Accepting nostalgia as an ever-present condition allows us more agency in how we choose to engage the past.
Perhaps, then, what makes When We Were Young more egregious is the manipulation of people’s yearning for community at a time when convening remains a safety and public health issue. Joy, a crucial tenet of nostalgia, is a sentiment that similarly gets used for profit. “Joy is an act of resistance,” taken from a Toi Derricotte poem and later used by collectives like the Resistance Revival Chorus , became a mobilizing declaration for black women asserting a right to happiness amid and in direct opposition to systems that thrive on our despair. But as with many well-known sayings and expressions of a politic, the expression has been co-opted for merchandising, appearing on bags, totes, and mugs readily found on Amazon.
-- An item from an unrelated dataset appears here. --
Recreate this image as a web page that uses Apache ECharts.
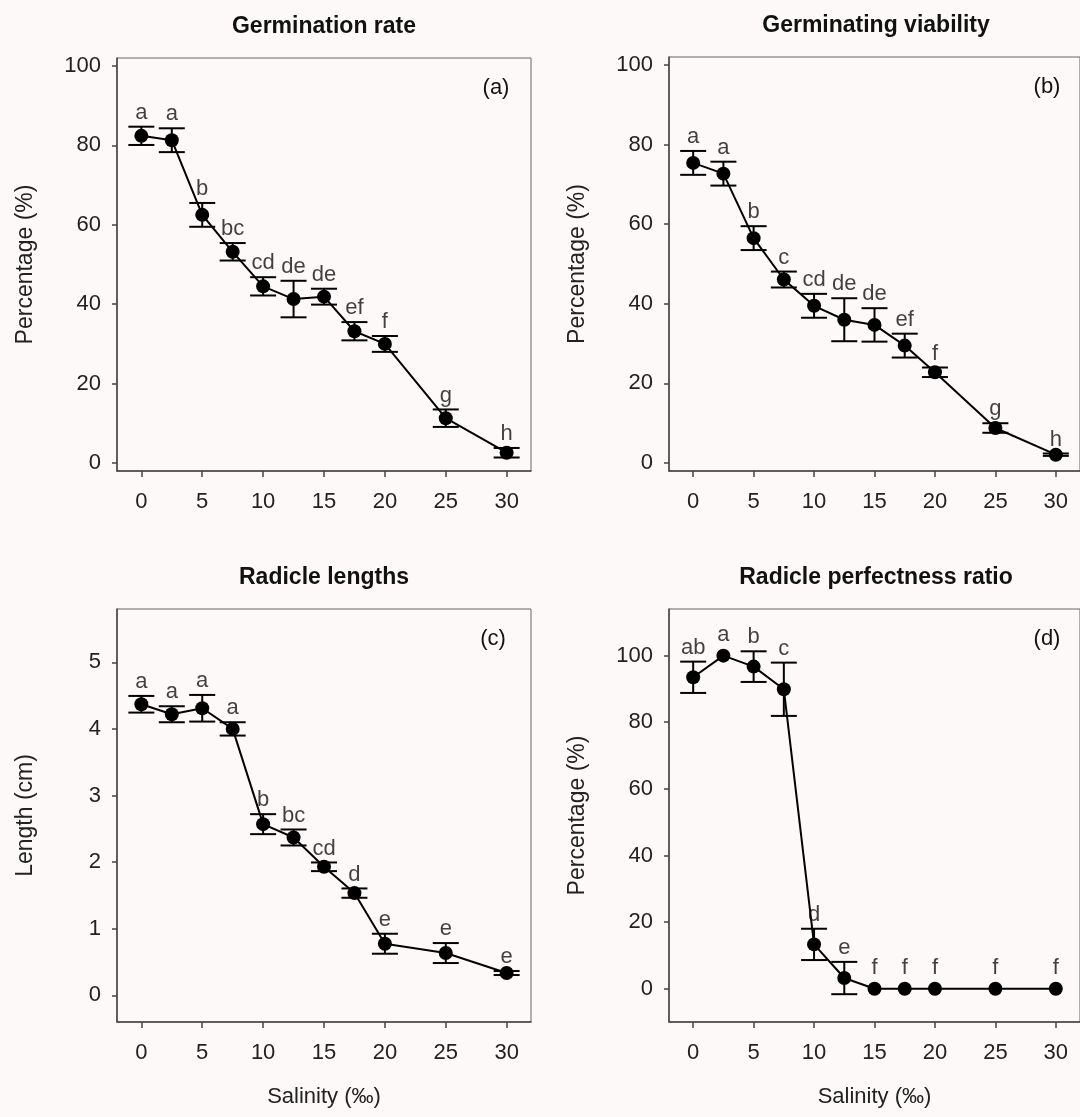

It has become a marker of individual expression, taken out of communal relation to instead prioritize capital gains.
While I can’t say for certain that joy is always radical, I do know that it’s essential to survival, as is connection. I have been scared—I am scared—of what comes next. It’s possible that looking backward is mostly an attempt at escape into what one may call “simpler times,” but that requires operating under the delusion that the times have ever been simple. Accepting nostalgia as an ever-present condition allows us more agency in how we choose to engage the past. Instead of looking back with the only intention of recreating old joy, we can learn to fashion new circumstances that produce hope.
At my most optimistic, the initial buzz of the festival announcement reminded me of our desire to be reflected back to one and another. How electrifying it is to see a part of yourself reverberating in the world. I was imitating Hayley Williams’s inflections on “Misery Business” and maybe you were finding solace in Bright Eyes, and for a moment, however fleeting, we saw each other.